History of the Peloponnesian War

Thucydides

Thucydides. The English works of Thomas Hobbes of Malmesbury. Hobbes, Thomas. translator. London: John Bohn, 1843.

"Now if you yield unto us in what we request, this coincidence on our part of need will on your part be honourable for many reasons. First, in this respect, that you lend your help to such as have suffered and not to such as have committed the injustice. And next, considering that you receive into league such as have at stake their whole fortune, you shall so place your benefit as to have a testimony of it, if ever any can be so, indelible.

Besides this, the greatest navy but your own is ours.
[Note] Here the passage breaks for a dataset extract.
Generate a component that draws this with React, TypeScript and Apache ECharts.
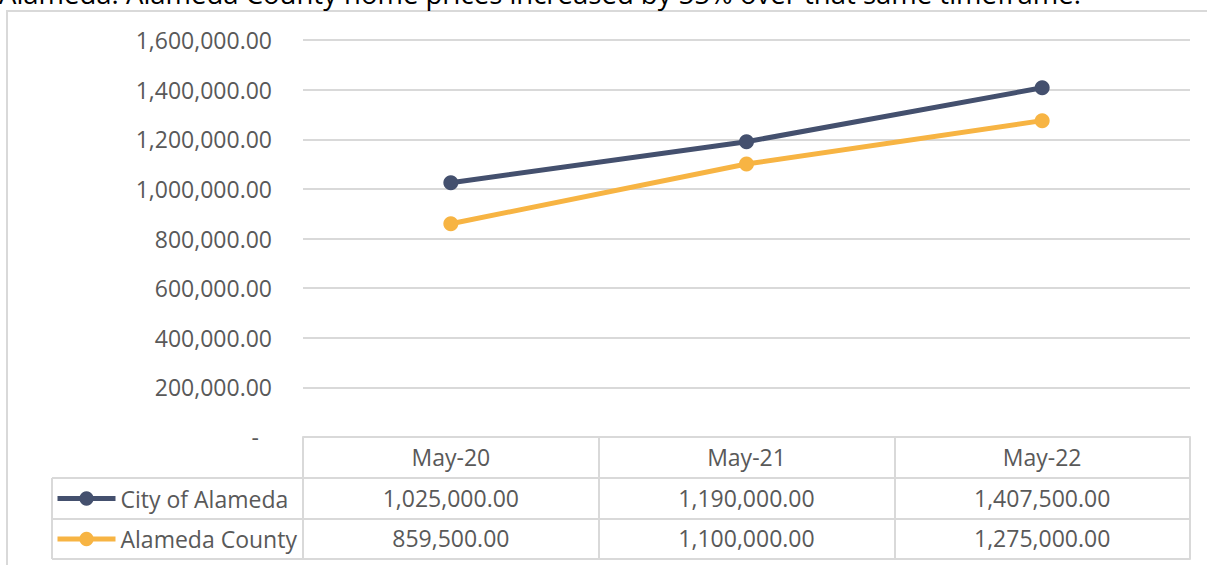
import React, { useEffect, useRef } from "react";
import * as echarts from "echarts";

const categories = ["May-20", "May-21", "May-22"];
const seriesNames = ["City of Alameda", "Alameda County"];
const cityValues = [1025000, 1190000, 1407500];
const countyValues = [859500, 1100000, 1275000];
const yTicks = { min: 0, max: 1600000, interval: 200000 };
const introText = "Alameda. Alameda County home prices increased by 55% over that same timeframe.";

const FONT = "'Open Sans', sans-serif";
const TEXT = "#595959";
const GRID = "#D9D9D9";
const NAVY = "#44506E";
const GOLD = "#F7B443";

const fmt = (v: number) =>
  v.toLocaleString("en-US", { minimumFractionDigits: 2, maximumFractionDigits: 2 });

export default function App() {
  const ref = useRef<HTMLDivElement>(null);
  useEffect(() => {
    if (!ref.current) return;
    const chart = echarts.init(ref.current, undefined, { renderer: "svg" });
    const gridLeft = 303;
    const gridRight = 1190;
    const axisY = 437;
    const rowH = [41, 41, 40];
    const labelStyle = { fontFamily: FONT, fontSize: 23, color: TEXT };
    const tableAxis = (offset: number, rowIdx: number, values: string[] | null, tickLen: number) => ({
      type: "category",
      data: categories,
      gridIndex: 0,
      position: "bottom",
      offset,
      boundaryGap: true,
      axisLine: { show: true, lineStyle: { color: GRID, width: 2 } },
      axisTick: { show: tickLen > 0, interval: 0, length: tickLen, lineStyle: { color: GRID, width: 2 } },
      axisLabel: {
        show: values !== null,
        interval: 0,
        margin: rowIdx >= 0 ? rowH[rowIdx] / 2 - 1 : 0,
        verticalAlign: "middle",
        ...labelStyle,
        formatter: (_v: string, i: number) => (values ? values[i] : ""),
      },
      splitLine: { show: false },
    });
    const rowTops = [axisY, axisY + rowH[0], axisY + rowH[0] + rowH[1], axisY + rowH[0] + rowH[1] + rowH[2]];
    const legendLeft = 55;
    const legendBase = {
      left: legendLeft,
      padding: 0,
      itemWidth: 58,
      itemHeight: 18,
      itemGap: 0,
      lineStyle: { width: 5 },
      textStyle: { ...labelStyle, lineHeight: 28, padding: [0, 0, 0, 0] },
    };
    chart.setOption({
      animation: false,
      backgroundColor: "#ffffff",
      grid: { left: gridLeft, right: 1207 - gridRight, top: 40, bottom: 565 - axisY, containLabel: false },
      xAxis: [
        tableAxis(0, 0, categories, rowH[0]),
        tableAxis(rowH[0], 1, cityValues.map(fmt), rowH[1]),
        tableAxis(rowH[0] + rowH[1], 2, countyValues.map(fmt), rowH[2]),
        tableAxis(rowH[0] + rowH[1] + rowH[2], -1, null, 0),
      ],
      yAxis: {
        type: "value",
        min: yTicks.min,
        max: yTicks.max,
        interval: yTicks.interval,
        axisLine: { show: false },
        axisTick: { show: false },
        axisLabel: {
          margin: 31,
          ...labelStyle,
          formatter: (v: number) => (v === 0 ? "-\u2007" : fmt(v)),
        },
        splitLine: { lineStyle: { color: GRID, width: 2 } },
      },
      legend: [
        { ...legendBase, data: [seriesNames[0]], top: rowTops[1] + rowH[1] / 2 - 14 },
        { ...legendBase, data: [seriesNames[1]], top: rowTops[2] + rowH[2] / 2 - 14 },
      ],
      series: [
        {
          name: seriesNames[0],
          type: "line",
          data: cityValues,
          symbol: "circle",
          symbolSize: 15,
          lineStyle: { color: NAVY, width: 5 },
          itemStyle: { color: NAVY },
          emphasis: { disabled: true },
        },
        {
          name: seriesNames[1],
          type: "line",
          data: countyValues,
          symbol: "circle",
          symbolSize: 15,
          lineStyle: { color: GOLD, width: 5 },
          itemStyle: { color: GOLD },
          emphasis: { disabled: true },
        },
      ],
      graphic: [
        {
          type: "text",
          left: -1,
          top: -21,
          style: { text: introText, fontFamily: FONT, fontSize: 27.5, fill: "#000000" },
          silent: true,
        },
        {
          type: "rect",
          shape: { x: 7, y: 11, width: 1300, height: 700 },
          style: { fill: "none", stroke: GRID, lineWidth: 2 },
          silent: true,
          z: -1,
        },
        ...[rowTops[1], rowTops[2], rowTops[3]].map((y) => ({
          type: "line",
          shape: { x1: 52, y1: y, x2: gridLeft, y2: y },
          style: { stroke: GRID, lineWidth: 2 },
          silent: true,
        })),
        {
          type: "line",
          shape: { x1: 52, y1: rowTops[1], x2: 52, y2: rowTops[3] },
          style: { stroke: GRID, lineWidth: 2 },
          silent: true,
        },
      ],
    });
    return () => chart.dispose();
  }, []);
  return (
    <div
      ref={ref}
      style={{ position: "fixed", left: 0, top: 0, width: 1207, height: 565, overflow: "hidden" }}
    />
  );
}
Consider then, what rarer hap, and of greater grief to your enemies, can befall you than that that power which you would have prized above any money or other requital should come voluntarily and without all danger or cost present itself to your hands, bringing with it reputation amongst most men, a grateful mind from those you defend, and strength to yourselves. All which have not happened at once to many. And few there be of those that sue for league that come not rather to receive strength and reputation than to confer it.

If any here think that the war wherein we may do you service will not at all be, he is in an error and seeth not how the Lacedaemonians, through fear of you, are already in labour of the war; and that the Corinthians, gracious with them and enemies to you, making way for their enterprise, assault us now in the way to the invasion of you hereafter, that we may not stand amongst the rest of their common enemies, but that they may be sure beforehand either to weaken us or to strengthen their own estate.

It must therefore be your part, we offering and you accepting the league, to begin with them and to anticipate plotting rather than to counterplot against them.